Description
This vibrant recipe features spicy maple roast carrots paired with crispy chickpeas and a tangy yogurt sauce. The carrots are glazed with a sweet and spicy maple sriracha sauce and roasted until tender and caramelized, while the chickpeas become perfectly crispy with smoky spices. Topped with a refreshing garlic lemon yogurt sauce, fresh coriander, and toasted pistachios, this dish is a deliciously balanced vegetarian option perfect as a side or light meal.
Ingredients
Scale
Carrots
- 16 Dutch carrots, scrubbed clean and tops trimmed (keep 2cm/1″ of tops for looks)
- 600g/1.2 lb regular carrots (5 medium), peeled, cut into quarters
- 3 tbsp maple syrup (or 2 1/2 tbsp honey)
- 2 tbsp sriracha
- 1 1/2 tbsp olive oil
- 1/4 tsp cooking salt / kosher salt
- 1/4 tsp black pepper
Crispy Chickpeas
- 400g/14 oz can chickpeas, drained
- 1 tbsp olive oil
- 1/2 tsp smoked paprika
- 1/4 tsp garlic powder
- 1/4 tsp onion powder
- 1/4 tsp cooking salt / kosher salt
- 1/4 tsp black pepper
- 1 tbsp maple syrup
- 1/2 tbsp sriracha
Yogurt Sauce
- 1 cup plain yogurt
- 1/2 tsp garlic, finely grated
- 1 tbsp lemon juice
- 1 tbsp extra virgin olive oil
- 1/4 tsp cooking salt / kosher salt
- 2 tbsp finely chopped coriander/cilantro leaves
- 3 tbsp toasted pistachios, finely chopped
Instructions
- Preheat Oven: Preheat your oven to 200°C/425°F (180°C fan) and arrange your oven racks to ensure even cooking.
- Prepare Chickpeas and Carrots: Drain the canned chickpeas and spread them out on a baking tray. Toss the prepared Dutch and regular carrots with the spicy maple sauce made from maple syrup, sriracha, olive oil, salt, and pepper.
- Initial Roasting: Place both the carrots and chickpeas in the preheated oven. Roast the chickpeas for 10 minutes to start crisping them up.
- Season Chickpeas: Remove the chickpeas after 10 minutes and toss them with olive oil, smoked paprika, garlic powder, onion powder, salt, pepper, maple syrup, and sriracha. Spread chickpeas evenly again on the tray.
- Continue Roasting: Return the chickpeas to the oven and roast until crispy, about an additional 15-20 minutes. At the same time, roast the carrots for a full 30 minutes, until they are tender and caramelized.

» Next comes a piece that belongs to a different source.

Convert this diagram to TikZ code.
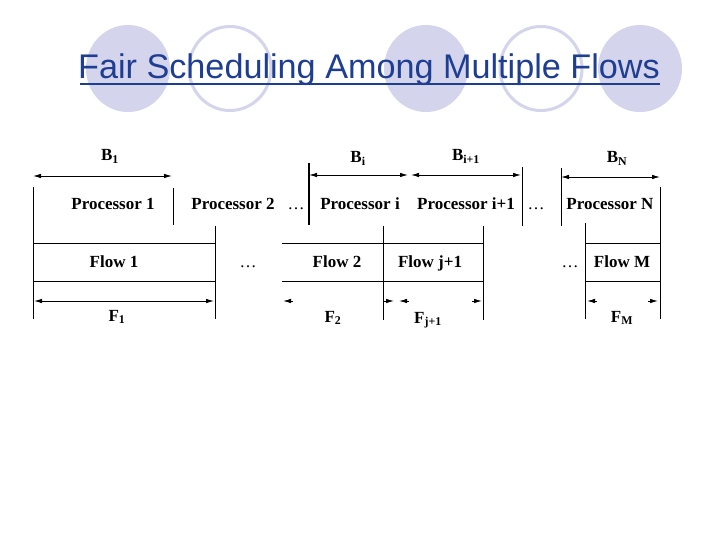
\documentclass[tikz,border=0pt]{standalone}
\usepackage{fontspec}
\setmainfont{Liberation Serif}
\newfontfamily\titlefont{Liberation Sans}
\usetikzlibrary{arrows.meta}
\definecolor{titleblue}{RGB}{30,62,148}
\definecolor{lav}{RGB}{212,212,236}
\tikzset{
  fillell/.style={fill=lav,draw=none},
  ringell/.style={draw=lav,line width=3bp,fill=white},
  rule/.style={line width=0.9bp,black},
  thickrule/.style={line width=1.8bp,black},
  dim/.style={line width=0.9bp,{Latex[length=8bp,width=4.5bp]}-{Latex[length=8bp,width=4.5bp]}},
  tiponly/.style={line width=0.9bp,-{Latex[length=8bp,width=4.5bp]}},
  lbl/.style={inner sep=0pt,anchor=base,font=\fontsize{17bp}{20bp}\selectfont\bfseries},
  dots/.style={inner sep=0pt,anchor=base,font=\fontsize{17bp}{20bp}\selectfont},
}
\begin{document}
\begin{tikzpicture}[x=1bp,y=-1bp]
\useasboundingbox (0,0) rectangle (720,540);
\fill[white] (0,0) rectangle (720,540);
% decorative ellipses
\path[fillell] (128,68.5) ellipse [x radius=42,y radius=43.5];
\path[ringell] (230,68.5) ellipse [x radius=41,y radius=42];
\path[fillell] (426,68.5) ellipse [x radius=42,y radius=43.5];
\path[ringell] (541,68.5) ellipse [x radius=41,y radius=42];
\path[fillell] (640,68.5) ellipse [x radius=42,y radius=43.5];
% title
\node[anchor=base west,inner sep=0pt,text=titleblue,font=\titlefont\fontsize{34.2bp}{40bp}\selectfont] (title) at (78,79) {Fair Scheduling Among Multiple Flows};
\draw[titleblue,line width=2bp] ([yshift=-5bp]title.base west) ++(2,0) coordinate (ul0) -- ([yshift=-5bp]title.base east) coordinate (ul1);

% coordinates
\coordinate (vL0) at (33,187);   \coordinate (vL1) at (33,319);
\coordinate (vR0) at (660,187);  \coordinate (vR1) at (660,319);
\coordinate (p1a) at (173,188);  \coordinate (p1b) at (173,225);
\coordinate (pia) at (309,163);  \coordinate (pib) at (309,225);
\coordinate (pja) at (522,167);  \coordinate (pjb) at (522,226);
\coordinate (pna) at (561,168);  \coordinate (pnb) at (561,226);
\coordinate (f1a) at (215,226);  \coordinate (f1b) at (215,319);
\coordinate (f2a) at (383,226);  \coordinate (f2b) at (383,320);
\coordinate (f3a) at (483,226);  \coordinate (f3b) at (483,320);
\coordinate (f4a) at (585,223);  \coordinate (f4b) at (585,319);

% vertical rules
\draw[rule] (vL0) -- (vL1);
\draw[rule] (vR0) -- (vR1);
\draw[rule] (p1a) -- (p1b);
\draw[thickrule] (pia) -- (pib);
\draw[rule] (pja) -- (pjb);
\draw[rule] (pna) -- (pnb);
\draw[rule] (f1a) -- (f1b);
\draw[rule] (f2a) -- (f2b);
\draw[rule] (f3a) -- (f3b);
\draw[rule] (f4a) -- (f4b);

% horizontal flow rules
\coordinate (h1a) at (33,243);  \coordinate (h1b) at (215,243);
\coordinate (h2a) at (33,281);  \coordinate (h2b) at (215,281);
\coordinate (h3a) at (282,243); \coordinate (h3b) at (483,243);
\coordinate (h4a) at (282,281); \coordinate (h4b) at (483,281);
\coordinate (h5a) at (585,243); \coordinate (h5b) at (660,243);
\coordinate (h6a) at (585,281); \coordinate (h6b) at (660,281);
\draw[rule] (h1a) -- (h1b);
\draw[rule] (h2a) -- (h2b);
\draw[rule] (h3a) -- (h3b);
\draw[rule] (h4a) -- (h4b);
\draw[rule] (h5a) -- (h5b);
\draw[rule] (h6a) -- (h6b);

% B dimension arrows
\coordinate (b1l) at (33,176);  \coordinate (b1r) at (172,176);
\coordinate (bil) at (309,175); \coordinate (bir) at (408,175);
\coordinate (bjl) at (411,175); \coordinate (bjr) at (521,175);
\coordinate (bnl) at (561,177); \coordinate (bnr) at (660,177);
\draw[dim] (b1l) -- (b1r);
\draw[dim] (bil) -- (bir);
\draw[dim] (bjl) -- (bjr);
\draw[dim] (bnl) -- (bnr);

% F dimension arrows
\coordinate (fa1l) at (34,301);  \coordinate (fa1r) at (214,301);
\draw[dim] (fa1l) -- (fa1r);
\coordinate (fa2l) at (283,301);  \coordinate (fa2r) at (394,301);
\coordinate (fa3l) at (399,301);  \coordinate (fa3r) at (482,301);
\coordinate (fa4l) at (587,301);  \coordinate (fa4r) at (658,301);
\foreach \e/\d in {fa2l/10,fa2r/-10,fa3l/10,fa3r/-10,fa4l/10,fa4r/-10}{
  \draw[tiponly] ([xshift=\d bp]\e) -- (\e);
}

% labels
\node[lbl] (B1) at (110,161) {B\textsubscript{1}};
\node[lbl] (Bi) at (358,163) {B\textsubscript{i}};
\node[lbl] (Bj) at (466,161) {B\textsubscript{i+1}};
\node[lbl] (BN) at (617,163) {B\textsubscript{N}};

\node[lbl] (P1) at (113,210) {Processor 1};
\node[lbl] (P2) at (233,210) {Processor 2};
\node[dots] (d1) at (296,210) {…};
\node[lbl] (Pi) at (360,210) {Processor i};
\node[lbl] (Pj) at (466,210) {Processor i+1};
\node[dots] (d2) at (536,210) {…};
\node[lbl] (PN) at (610,210) {Processor N};

\node[lbl] (F1) at (114,268) {Flow 1};
\node[dots] (d3) at (248,268) {…};
\node[lbl] (F2) at (337,268) {Flow 2};
\node[lbl] (Fj) at (430,268) {Flow j+1};
\node[dots] (d4) at (570,268) {…};
\node[lbl] (FM) at (622,268) {Flow M};

\node[lbl] (LF1) at (117,321) {F\textsubscript{1}};
\node[lbl] (LF2) at (333,322) {F\textsubscript{2}};
\node[lbl] (LFj) at (428,323) {F\textsubscript{j+1}};
\node[lbl] (LFM) at (622,322) {F\textsubscript{M}};
\end{tikzpicture}
\end{document}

- Prepare Yogurt Sauce: While roasting, combine the plain yogurt, grated garlic, lemon juice, extra virgin olive oil, and salt in a bowl. Mix well and set aside to let the flavors meld.
- Assemble the Dish: On serving plates, spread a generous layer of the yogurt sauce. Arrange the roasted carrots on top, drizzle with extra yogurt sauce, then scatter the crispy chickpeas over the dish.
- Garnish and Serve: Finish by sprinkling chopped coriander/cilantro leaves and toasted pistachios over the top. Serve immediately for best texture.
Notes
- Make sure to keep a small piece of carrot top for presentation as it adds a fresh look.
- Adjust the amount of sriracha based on your preferred spice level.
- To toast pistachios, simply heat them in a dry skillet over medium heat until fragrant, about 3-5 minutes.
- Use plain yogurt or Greek yogurt depending on your texture preference.
- This dish is best served immediately to enjoy the crispiness of the chickpeas and the freshness of the yogurt sauce.